Mr. Coupland, who is here for the Souvenir of Canada, a documentary by Robin Neinstein, based on his non-fiction, seemed pleasantly bemused by his fans.

"All this excitement," he said. "It's so not Canadian."

Hmm. Perhaps he should take a break from the writing and get out a bit more.

The Canadian Film Centre had a multimillion-dollar reason to pop the champagne at yesterday's annual festival barbecue at its North Toronto ranch. As weary festival goers nursed their hangovers on hotdogs and sunshine, Ontario Culture Minister Madeleine Meilleur announced that the government is investing $10-million in the centre's training programs.

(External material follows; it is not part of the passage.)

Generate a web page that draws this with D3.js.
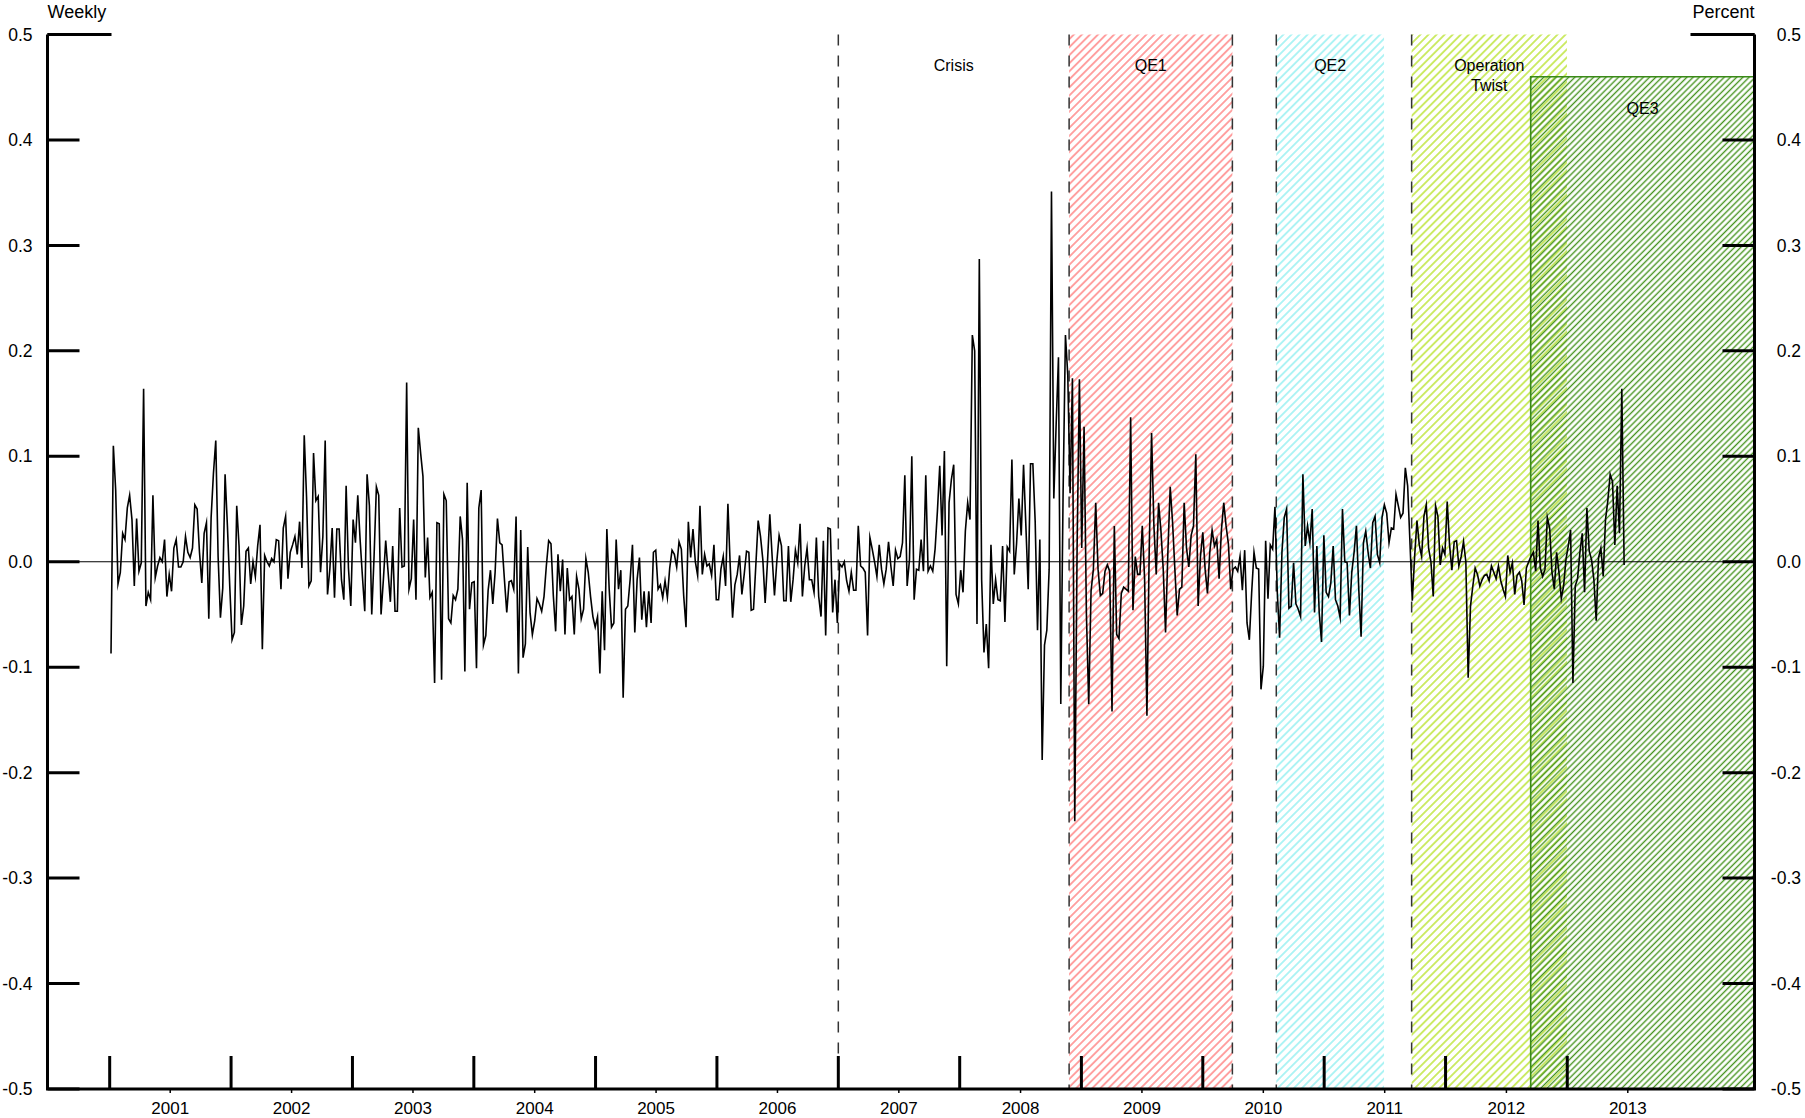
<!DOCTYPE html>
<html>
<head>
<meta charset="utf-8">
<script src="https://cdn.jsdelivr.net/npm/d3@7"></script>
<style>
  body { margin: 0; background: #fff; }
  svg text { font-family: "Liberation Sans", Arial, sans-serif; fill: #000; }
</style>
</head>
<body>
<svg id="chart" width="1805" height="1118"></svg>
<script>
// Weekly change, percent. One value per week, first week ending 2001-01-05.
const seriesStart = "2001-01-05";

const weekly2001to2004 = [
  -0.087,0.110,0.068,-0.021,-0.010,0.027,0.021,0.051,0.063,0.040,
  -0.023,0.041,-0.009,-0.001,0.164,-0.042,-0.029,-0.036,0.063,-0.015,
  -0.004,0.004,0.000,0.021,-0.033,-0.012,-0.028,0.013,0.021,-0.005,
  -0.005,0.000,0.024,0.009,0.004,0.013,0.054,0.050,0.009,-0.020,
  0.027,0.037,-0.054,0.042,0.084,0.115,0.005,-0.053,-0.025,0.083,
  0.034,-0.023,-0.074,-0.067,0.053,0.015,-0.060,-0.042,0.010,0.013,
  -0.021,0.000,-0.014,0.015,0.035,-0.083,0.006,0.000,-0.004,0.003,
  0.000,0.021,0.020,-0.026,0.032,0.043,-0.016,0.009,0.016,0.024,
  0.007,0.038,-0.006,0.120,0.061,-0.023,-0.018,0.103,0.058,0.062,
  -0.010,0.024,0.115,-0.031,-0.007,0.032,-0.034,0.031,0.031,-0.017,
  -0.036,0.072,-0.006,-0.042,0.040,0.018,0.063,0.021,-0.014,-0.047,
  0.083,0.053,-0.050,0.005,0.071,0.063,-0.050,-0.017,0.020,-0.009,
  -0.038,0.015,-0.047,-0.047,0.051,-0.005,-0.004,0.170,-0.026,-0.016,
  0.040,-0.036,0.127,0.103,0.081,-0.015,0.023,-0.034,-0.029,-0.115,
  0.037,0.036,-0.112,0.064,0.058,-0.054,-0.058,-0.032,-0.036,-0.026,
  0.043,0.021,-0.104,0.075,-0.045,-0.020,-0.019,-0.101,0.051,0.068,
  -0.079,-0.070,-0.027,-0.008,-0.040,-0.010,0.041,0.018,0.016,-0.017,
  -0.048,-0.019,-0.018,-0.026,0.043,-0.106,0.030,-0.091,-0.078,0.014,
  -0.048,-0.069,-0.056,-0.035,-0.040,-0.047,-0.033,-0.004,0.020,0.017,
  -0.032,-0.066,0.007
];

const weekly2004to2008 = [
  -0.028,0.002,-0.069,-0.006,-0.036,-0.033,-0.069,-0.014,-0.026,-0.054,
  -0.045,0.003,-0.010,-0.033,-0.052,-0.062,-0.052,-0.106,-0.028,-0.084,
  0.031,-0.026,-0.062,-0.058,0.021,-0.026,-0.008,-0.129,-0.045,-0.042,
  -0.017,0.016,-0.067,-0.017,0.004,-0.055,-0.028,-0.062,-0.028,-0.058,
  0.009,0.011,-0.026,-0.022,-0.034,-0.018,-0.034,-0.006,0.011,0.007,
  -0.005,0.019,0.012,-0.032,-0.062,0.038,0.004,0.031,0.000,-0.013,
  0.053,-0.012,0.007,-0.004,-0.002,-0.013,0.016,-0.036,-0.036,-0.007,
  0.005,-0.023,0.055,-0.004,-0.053,-0.022,-0.012,0.006,-0.031,-0.012,
  0.010,0.009,-0.046,-0.045,-0.003,0.039,0.024,0.002,-0.039,0.000,
  0.045,0.005,-0.032,0.000,0.025,0.015,-0.037,-0.037,0.015,-0.038,
  -0.017,0.011,-0.001,0.036,-0.033,-0.004,0.013,-0.017,-0.017,-0.029,
  0.023,-0.033,-0.052,0.020,-0.070,0.032,0.031,-0.048,-0.017,-0.058,
  -0.002,-0.005,0.000,-0.018,-0.028,-0.010,-0.027,-0.027,0.034,-0.004,
  -0.006,-0.010,-0.070,0.023,0.012,0.000,-0.014,0.016,-0.007,-0.021,
  -0.007,0.019,-0.004,-0.023,0.011,0.003,0.005,0.018,0.082,-0.023,
  0.002,0.100,-0.036,-0.007,-0.008,0.021,-0.009,0.082,-0.009,-0.004,
  -0.009,0.012,0.048,0.091,0.025,0.105,-0.099,0.056,0.078,0.092,
  -0.031,-0.040,-0.008,-0.029,0.029,0.056,0.040,0.215,0.200,-0.059,
  0.287,-0.017,-0.086,-0.059,-0.101,0.016,-0.040,-0.017,-0.036
];

const weekly2008to2010 = [
  -0.037,0.015,-0.057,0.014,0.010,0.097,-0.012,0.017,0.060,0.025,
  0.092,0.034,-0.026,0.093,0.093,0.038,-0.065,0.021,-0.188,-0.079,
  -0.065,-0.007,0.351,0.060,0.130,0.194,-0.135,0.067,0.215,0.177,
  0.065,0.174,-0.246,0.013,0.173,0.013,0.128,-0.049,-0.135,-0.028,
  -0.007,0.056,-0.007,-0.032,-0.030,-0.009,-0.003,-0.009,-0.142,0.034,
  -0.069,-0.073,-0.030,-0.024,-0.026,-0.028,0.137,-0.046,0.005,-0.012,
  -0.012,0.034,-0.016,-0.146,0.013,0.122,0.034,-0.012,0.056,0.030,
  -0.007,-0.067,0.009,0.071,0.038,-0.007,-0.051,-0.026,-0.024,0.056,
  0.013,-0.005,0.025,0.034,0.102,-0.042,0.005,0.028,-0.007,-0.030,
  0.009,0.030,0.015,0.021,-0.016,0.030,0.056,0.034,0.017,-0.026,
  -0.007,-0.005,-0.009,0.005,-0.027,0.011
];

const weekly2010to2013 = [
  -0.058,-0.074,-0.029,0.009,-0.006,-0.007,-0.121,-0.099,0.020,-0.035,
  0.016,0.012,0.052,-0.029,-0.072,0.009,0.042,0.050,-0.044,-0.042,
  -0.001,-0.040,-0.045,-0.052,0.083,0.015,0.034,0.018,0.050,-0.048,
  0.015,-0.048,-0.076,0.025,-0.029,-0.033,-0.020,0.015,-0.036,-0.042,
  -0.053,0.050,0.000,-0.001,-0.051,-0.010,0.009,0.034,-0.026,-0.071,
  0.018,0.029,0.009,-0.006,0.037,0.043,0.007,-0.001,0.042,0.054,
  0.046,0.018,0.032,0.031,0.064,0.053,0.042,0.046,0.089,0.072,
  0.018,-0.037,0.005,0.039,0.016,0.005,0.043,0.054,0.013,0.000,
  -0.033,0.053,0.043,-0.003,0.013,0.007,0.057,0.016,-0.008,0.019,
  0.020,-0.004,0.005,0.019,0.000,-0.110,-0.042,-0.023,-0.006,-0.012,
  -0.023,-0.017,-0.013,-0.012,-0.018,-0.004,-0.010,-0.016,-0.004,-0.018,
  -0.026,-0.033,0.006,-0.010,-0.001,-0.031,-0.013,-0.010,-0.018,-0.041,
  -0.006,0.000,0.005,0.009,-0.009,0.039,-0.006,-0.014,-0.007,0.042,
  0.032,-0.010,-0.026,0.009,-0.010,-0.035,-0.023,0.002,0.015,0.030,
  -0.115,-0.023,-0.016,0.009,0.027,-0.029,0.051,0.010,0.002,-0.017,
  -0.056,0.004,0.013,-0.014,0.040,0.058,0.083,0.076,0.016,0.072,
  0.027,0.164,-0.003
];

// Policy episodes drawn as hatched bands
const episodeNames  = [["QE1"], ["QE2"], ["Operation", "Twist"], ["QE3"]];
const episodeStart  = ["2008-11-25", "2010-08-10", "2011-09-21", "2012-09-13"];
const episodeEnd    = ["2010-03-31", "2011-06-30", "2012-12-31", null];
const episodeTop    = [0.5, 0.5, 0.5, 0.46];
const episodeColors = ["#ff7c7c", "#8eeff0", "#bde53a", "#479320"];

// Dashed event markers
const markerDates = ["2007-01-01", "2008-11-25", "2010-03-31", "2010-08-10", "2011-09-21"];
const crisisLabel = { text: "Crisis", from: "2007-01-01", to: "2008-11-25" };

// Axis tick labels
const yTicks = [0.5, 0.4, 0.3, 0.2, 0.1, 0.0, -0.1, -0.2, -0.3, -0.4, -0.5];
const yearLabels = [2001, 2002, 2003, 2004, 2005, 2006, 2007, 2008, 2009, 2010, 2011, 2012, 2013];

const parse = d3.utcParse("%Y-%m-%d");
const values = [].concat(weekly2001to2004, weekly2004to2008, weekly2008to2010, weekly2010to2013);
const t0 = parse(seriesStart);
const series = values.map((v, i) => ({ date: d3.utcDay.offset(t0, 7 * i), value: v }));

const plotLeft = 47.5, plotRight = 1754.5, plotTop = 34.5, plotBottom = 1089;
const svg = d3.select("#chart");

const x = d3.scaleUtc()
  .domain([parse("2000-06-28"), parse("2014-07-18")])
  .range([plotLeft, plotRight]);
const y = d3.scaleLinear().domain([-0.5, 0.5]).range([plotBottom, plotTop]);

// Hatch patterns: diagonal strokes rising to the right
const defs = svg.append("defs");
const gaps = [5.7, 5.7, 5.7, 4.4];
const widths = [1.4, 1.4, 1.5, 1.4];
episodeColors.forEach((c, i) => {
  const g = gaps[i];
  const p = defs.append("pattern")
    .attr("id", "hatch" + i)
    .attr("patternUnits", "userSpaceOnUse")
    .attr("width", g).attr("height", g)
    .attr("patternTransform", "rotate(45)");
  p.append("line")
    .attr("x1", g / 2).attr("y1", -1).attr("x2", g / 2).attr("y2", g + 1)
    .attr("stroke", c).attr("stroke-width", widths[i]);
});

// Bands
const bands = svg.append("g");
episodeStart.forEach((s, i) => {
  const x0 = x(parse(s));
  const x1 = episodeEnd[i] ? x(parse(episodeEnd[i])) : plotRight;
  bands.append("rect")
    .attr("x", x0).attr("y", y(episodeTop[i]))
    .attr("width", x1 - x0).attr("height", plotBottom - y(episodeTop[i]))
    .attr("fill", `url(#hatch${i})`);
});
// QE3 outline
{
  const x0 = x(parse(episodeStart[3]));
  bands.append("path")
    .attr("d", `M${x0},${plotBottom}V${y(episodeTop[3])}H${plotRight}`)
    .attr("fill", "none").attr("stroke", "#3a8a18").attr("stroke-width", 1.6);
}

// Dashed markers
svg.append("g").selectAll("line").data(markerDates).join("line")
  .attr("x1", d => x(parse(d))).attr("x2", d => x(parse(d)))
  .attr("y1", plotTop).attr("y2", plotBottom)
  .attr("stroke", "#333").attr("stroke-width", 1.5)
  .attr("stroke-dasharray", "11,10");

// Zero line
svg.append("line")
  .attr("x1", plotLeft).attr("x2", plotRight).attr("y1", y(0)).attr("y2", y(0))
  .attr("stroke", "#000").attr("stroke-width", 1);

// Series
svg.append("path").datum(series)
  .attr("fill", "none").attr("stroke", "#000").attr("stroke-width", 1.6)
  .attr("stroke-linejoin", "miter").attr("stroke-miterlimit", 10)
  .attr("d", d3.line().x(d => x(d.date)).y(d => y(d.value)));

// Episode labels
const lab = svg.append("g").attr("font-size", 16).attr("text-anchor", "middle");
lab.append("text")
  .attr("x", (x(parse(crisisLabel.from)) + x(parse(crisisLabel.to))) / 2)
  .attr("y", 71).text(crisisLabel.text);
episodeNames.forEach((lines, i) => {
  const x0 = x(parse(episodeStart[i]));
  const x1 = episodeEnd[i] ? x(parse(episodeEnd[i])) : plotRight;
  const ty = i === 3 ? 114 : 71;
  lines.forEach((t, k) => {
    lab.append("text").attr("x", (x0 + x1) / 2).attr("y", ty + k * 20).text(t);
  });
});

// Axes
const axisG = svg.append("g").attr("stroke", "#000").attr("stroke-width", 3).attr("fill", "none");
axisG.append("path").attr("d", `M${plotLeft},${plotTop}V${plotBottom}H${plotRight}V${plotTop}`);
axisG.append("path").attr("d", `M${plotLeft},${plotTop}H${plotLeft + 64}M${plotRight},${plotTop}H${plotRight - 64}`);
yTicks.forEach(v => {
  axisG.append("path").attr("d", `M${plotLeft},${y(v)}H${plotLeft + 32}M${plotRight},${y(v)}H${plotRight - 32}`);
});
yearLabels.forEach(yr => {
  const xs = x(parse(`${yr}-01-01`));
  axisG.append("path").attr("d", `M${xs},${plotBottom}V${plotBottom - 33}`);
  const xm = x(parse(`${yr}-07-02`));
  axisG.append("path").attr("d", `M${xm},${plotBottom}V${plotBottom + 4}`).attr("stroke-width", 1.5);
});

// Tick labels use a plain hyphen for the sign
const fmt = v => d3.format(".1f")(v).replace("\u2212", "-");
const tl = svg.append("g").attr("font-size", 17.5);
yTicks.forEach(v => {
  tl.append("text").attr("x", plotLeft - 15).attr("y", y(v)).attr("dy", "0.35em")
    .attr("text-anchor", "end").text(fmt(v));
  tl.append("text").attr("x", 1801).attr("y", y(v)).attr("dy", "0.35em")
    .attr("text-anchor", "end").text(fmt(v));
});
yearLabels.forEach(yr => {
  tl.append("text").attr("x", x(parse(`${yr}-07-02`))).attr("y", 1114)
    .attr("text-anchor", "middle").attr("font-size", 17).text(yr);
});
tl.append("text").attr("x", plotLeft).attr("y", 18).attr("font-size", 18).text("Weekly");
tl.append("text").attr("x", plotRight).attr("y", 18).attr("font-size", 18)
  .attr("text-anchor", "end").text("Percent");
</script>
</body>
</html>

"The film centre is a world leader in developing emerging talent for screen-based entertainment," Ms. Meilleur said, singling out Clement Virgo, Sarah Polley and other illustrious graduates in the crowd.

Too bad former director Wayne Clarkson, now head of Telefilm Canada, wasn't able to cash in. Mr. Clarkson was kind enough to give me his membership card to the Spoke Club the other night, and told me to use it as often as I wanted for the duration of the festival.

How generous, I thought. But then when I arrived at the private club on Saturday night, where Elle MacPherson was being hosted for dinner by club president Michael Shore, the hostess swiped the card and stopped me in my tracks.

"Sorry," she said. "This membership is no longer valid. The fees haven't been renewed."

Thanks Wayne. I guess it's the thought that counts.

Cuba Gooding Jr. doesn't want to hear any more rave reviews about his performance in Shadowboxer, in which he and Helen Mirren star as mother and stepson contract killers whose relationship is anything but maternal.

"All this hype and buzz about me winning another Oscar is a dangerous thing," he explained at the party for Premiere magazine at Club Monaco on Saturday night. With bluntness that would break the heart of his manager (who quickly stepped in to shuffle him away) Mr. Gooding went on to rant about the film festival buzz being "all bullshit."

"It's too early," he complained. "If it were December or January, I'd take it. But if it starts now, they're just going to try to pull me down."